Friday, June 15, 2018

Calculating Wing Lift, the Dummy Version

lift calculation
Lift calculation variables
Our research team members all figured out long ago that it's easy to identify freelancers writing well outside the fields in which they've been trained. Let's say, for instance, someone has an education degree (from a diploma mill, no less) and tries to explain a fairly complex problem in aeronautical engineering. It'll be tough to get it right if you don't understand it in the first place, right? Well, that's exactly what happened when Sciencing.com's Melanie Fleury tried to tell her readers "How to Calculate Wing Lift."

We suspect it's lucky that the OQ said "wing lift" instead of just lift, otherwise Fleury probably wouldn't have been able find any references. Lucky for Melanie, she found a simple reference – but then she botched it.

From a purely scientific standpoint, Fleury's post first goes off the rails in her daffynition of lift:
"...lift is the mechanical force generated by a solid object moving through fluid. It is the force that directly is opposite to [sic] the weight that holds a flying object down."
Actually, we think that gravity "holds a flying object down," but that's just us. We suspect that the clumsy definition is, in part, because Fleury had to reword something she didn't understand to avoid being dinged for plagiarism. But anyway...

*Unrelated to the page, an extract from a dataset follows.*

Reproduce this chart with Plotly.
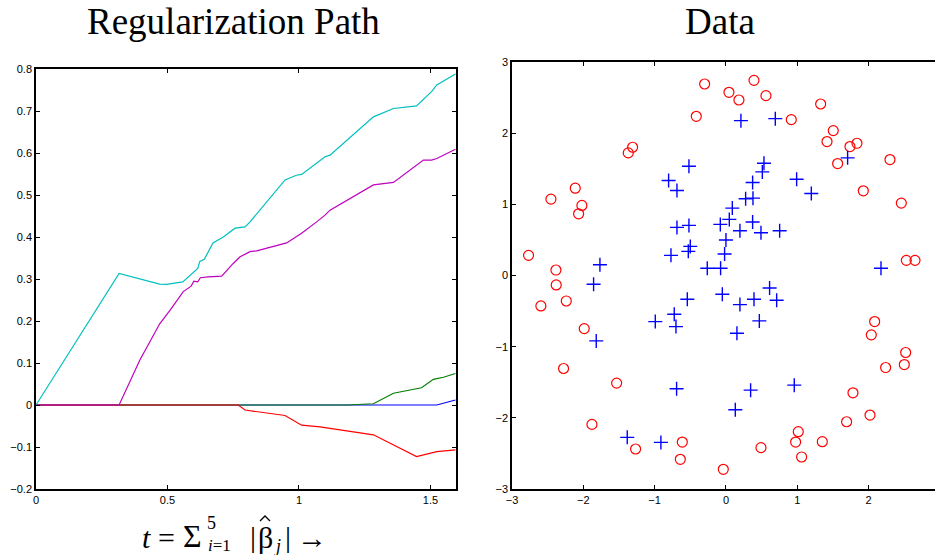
import plotly.graph_objects as go

# ---------------- data: regularization path ----------------
blue_t = [0, 1.18, 1.283, 1.36, 1.45, 1.524, 1.595]
blue_b = [0, 0, 0.001, 0.001, 0.0, 0.0, 0.012]

green_t = [0, 1.18, 1.283, 1.359, 1.466, 1.511, 1.549, 1.595]
green_b = [0, 0, 0.003, 0.028, 0.041, 0.061, 0.066, 0.075]

red_t = [0, 0.769, 0.795, 0.947, 1.01, 1.08, 1.283, 1.447, 1.524, 1.595]
red_b = [0, 0, -0.012, -0.025, -0.048, -0.052, -0.071, -0.123, -0.111, -0.107]

cyan_t = [0, 0.316, 0.47, 0.497, 0.558, 0.605, 0.615, 0.623, 0.64, 0.673, 0.712,
          0.757, 0.795, 0.814, 0.947, 0.99, 1.01, 1.099, 1.118, 1.283, 1.359,
          1.447, 1.504, 1.524, 1.595]
cyan_b = [0, 0.313, 0.288, 0.287, 0.293, 0.321, 0.325, 0.342, 0.347, 0.386, 0.40,
          0.421, 0.424, 0.436, 0.536, 0.547, 0.549, 0.591, 0.595, 0.686, 0.706,
          0.712, 0.746, 0.762, 0.788]

magenta_t = [0, 0.316, 0.395, 0.471, 0.51, 0.56, 0.59, 0.6, 0.615, 0.625, 0.655,
             0.706, 0.75, 0.776, 0.814, 0.839, 0.953, 1.01, 1.067, 1.099, 1.118,
             1.283, 1.359, 1.473, 1.504, 1.524, 1.595]
magenta_b = [0, 0, 0.107, 0.194, 0.226, 0.270, 0.283, 0.295, 0.293, 0.303, 0.305,
             0.307, 0.337, 0.353, 0.365, 0.367, 0.386, 0.409, 0.436, 0.452, 0.464,
             0.524, 0.530, 0.583, 0.583, 0.587, 0.609]

# ---------------- data: scatter ----------------
circ_x = [-2.454, -2.113, -2.020, -2.066, -1.370, -1.309, -0.416, -0.299, 0.042, 0.182,
          0.393, 0.561, 0.916, 1.328, 1.505, 1.417, 1.566, 1.739, 1.837, 2.300,
          1.926, 2.459,
          -2.768, -2.384, -2.380, -2.595, -2.239, -1.987, -2.277, 2.529, 2.651, 2.085,
          2.038, 2.520, 2.239, 2.501,
          -1.533, -1.879, -1.267, -0.612, -0.640, -0.037, 0.491, 0.977, 1.014, 1.061,
          1.351, 1.781, 1.692, 2.020]
circ_y = [1.073, 1.227, 0.984, 0.867, 1.723, 1.802, 2.237, 2.691, 2.574, 2.466,
          2.742, 2.527, 2.190, 2.410, 2.036, 1.882, 1.573, 1.812, 1.858, 1.629,
          1.190, 1.017,
          0.283, 0.077, -0.133, -0.428, -0.358, -0.746, -1.307, 0.213, 0.213, -0.647,
          -0.834, -1.082, -1.293, -1.251,
          -1.512, -2.092, -2.438, -2.340, -2.583, -2.723, -2.419, -2.340, -2.195, -2.550,
          -2.335, -1.648, -2.055, -1.961]

plus_x = [0.210, 0.692, 1.706, 0.533, 0.510, 0.374, 0.276, 0.379, 0.089, -0.519,
          -0.804, -0.687, 0.991, 1.197, 0.047, -0.079, 0.374, -0.519,
          -0.687, 0.196, 0.491, 0.753, 0.0, -0.771, -0.528, -0.500, -0.019, -0.262,
          -0.075, -1.767, -1.856, -0.542, -0.051, 0.196, 0.393, 0.612, 0.711, 0.468,
          0.154, -0.991, -0.725, -0.701, -1.819, 2.174,
          -0.692, 0.346, 0.958, 0.131, -1.384, -0.912]
plus_y = [2.176, 2.204, 1.653, 1.578, 1.456, 1.307, 1.078, 1.087, 0.947, 1.536,
          1.335, 1.195, 1.353, 1.152, 0.788, 0.718, 0.751, 0.704,
          0.676, 0.629, 0.601, 0.629, 0.498, 0.283, 0.339, 0.409, 0.302, 0.101,
          0.101, 0.152, -0.124, -0.334, -0.264, -0.409, -0.334, -0.175, -0.348, -0.638,
          -0.811, -0.648, -0.545, -0.718, -0.919, 0.101,
          -1.592, -1.611, -1.541, -1.886, -2.274, -2.345]

left_xticks = [0, 0.5, 1, 1.5]
left_xlabels = ["0", "0.5", "1", "1.5"]
left_yticks = [-0.2, -0.1, 0, 0.1, 0.2, 0.3, 0.4, 0.5, 0.6, 0.7, 0.8]
left_ylabels = ["\u22120.2", "\u22120.1", "0", "0.1", "0.2", "0.3", "0.4",
                "0.5", "0.6", "0.7", "0.8"]
right_xticks = [-3, -2, -1, 0, 1, 2, 3]
right_yticks = [-3, -2, -1, 0, 1, 2, 3]

W, H = 935, 555
fig = go.Figure()

paths = [(blue_t, blue_b, "#0000ff"), (green_t, green_b, "#008000"),
         (red_t, red_b, "#ff0000"), (cyan_t, cyan_b, "#00bfbf"),
         (magenta_t, magenta_b, "#bf00bf")]
for t, b, c in paths:
    fig.add_trace(go.Scatter(x=t, y=b, mode="lines", line=dict(color=c, width=1.2),
                             xaxis="x", yaxis="y", showlegend=False, hoverinfo="skip"))

fig.add_trace(go.Scatter(x=circ_x, y=circ_y, mode="markers", xaxis="x2", yaxis="y2",
                         marker=dict(symbol="circle-open", size=10, color="#ff0000",
                                     line=dict(width=1.2)),
                         showlegend=False))
fig.add_trace(go.Scatter(x=plus_x, y=plus_y, mode="markers", xaxis="x2", yaxis="y2",
                         marker=dict(symbol="cross-thin-open", size=10, color="#0000ff",
                                     line=dict(width=1.4)),
                         showlegend=False))

tickfont = dict(family="Liberation Sans, Arial, sans-serif", size=11, color="black")
common = dict(showgrid=False, zeroline=False, showline=True, linecolor="black",
              linewidth=1.5, ticks="inside", ticklen=4, tickcolor="black",
              tickfont=tickfont, mirror="ticks", automargin=False)

fig.update_layout(
    width=W, height=H, margin=dict(l=0, r=0, t=0, b=0, pad=0, autoexpand=False),
    paper_bgcolor="white", plot_bgcolor="white",
    xaxis=dict(domain=[36 / W, 456 / W], range=[0, 1.597], tickvals=left_xticks,
               ticktext=left_xlabels, anchor="y", **common),
    yaxis=dict(domain=[1 - 489 / H, 1 - 69 / H], range=[-0.2, 0.8],
               tickvals=left_yticks, ticktext=left_ylabels, anchor="x", **common),
    xaxis2=dict(domain=[512 / W, 1.0], range=[-3, (W - 726) / 71.3],
                tickvals=right_xticks, anchor="y2", **common),
    yaxis2=dict(domain=[1 - 489 / H, 1 - 62 / H], range=[-3, 3],
                tickvals=right_yticks, anchor="x2",
                **{**common, "mirror": False}),
)

serif = "Liberation Serif, Times New Roman, serif"


def ann(text, px, py, size, xanchor="center", yanchor="middle"):
    fig.add_annotation(text=text, x=px / W, y=1 - py / H, xref="paper", yref="paper",
                       showarrow=False, xanchor=xanchor, yanchor=yanchor,
                       font=dict(family=serif, size=size, color="black"))


ann("Regularization Path", 234, 21, 37)
ann("Data", 720, 21, 37)

# x-axis label of the left panel: t = sum_{i=1}^5 |beta_hat_j| ->
ann("<i>t</i>", 146, 537, 30)
ann("=", 166, 537, 30)
ann("\u03a3", 192, 536, 32)
ann("5", 211, 523, 18)
ann("<i>i</i>=1", 206, 545, 17, xanchor="left")
ann("|", 253, 536, 30)
ann("\u03b2", 265, 537, 30)
ann("<i>j</i>", 277, 546, 18)
ann("|", 288, 536, 30)
ann("\u2192", 312, 537, 30)


# hat accent over beta drawn as a small caret
def px2x(px):
    return px / W


def py2y(py):
    return 1 - py / H


fig.add_shape(type="path", xref="paper", yref="paper",
              path=f"M {px2x(260)},{py2y(521)} L {px2x(265)},{py2y(516)} "
                   f"L {px2x(270)},{py2y(521)}",
              line=dict(color="black", width=1.3))

fig.write_html("out.html", config={"displayModeBar": False},
               post_script="document.body.style.margin='0';")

Fleury attempted to turn the lift equation,

L = Cl * (r V²)/2 * A
into words.
  • She got A right: "Measure your wing area."
  • She botched r: "Use the density of air. The density of air is approximately 0.00237 slug/ft. cubed. " – It's VITALLY important to use air density at flight altitude! (not to mention that eHowians are supposed to use SI units)
  • She messed up V: "Calculate your velocity." – You don't "calculate" velocity, you measure it.
  • She botched Cl: "Calculate your coefficient, or CL... CL is two times 'pi' times the angle of attack, in radians. " – This is only (approximately) true for thin airfoils at low angles of attack. That, and the "L" should be lowercase...
  • And finally, she blew combining it all: "...multiply density and velocity squared, divided by tow [sic], then multiply by coefficient and wing area..." – Where does that "tow" come from? It comes from Fluery being too unprepared to realize it should be "two." That's not to mention that "density and velocity squared" is ambiguous.
Let's be honest: this is pure twaddle cobbled together by someone who clearly didn't understand what she was writing. Metaphorically speaking, it's pretty much the equivalent of the million monkeys pounding on a million keyboards hoping to write Shakespeare. In other words, Dumbass of the Day quality.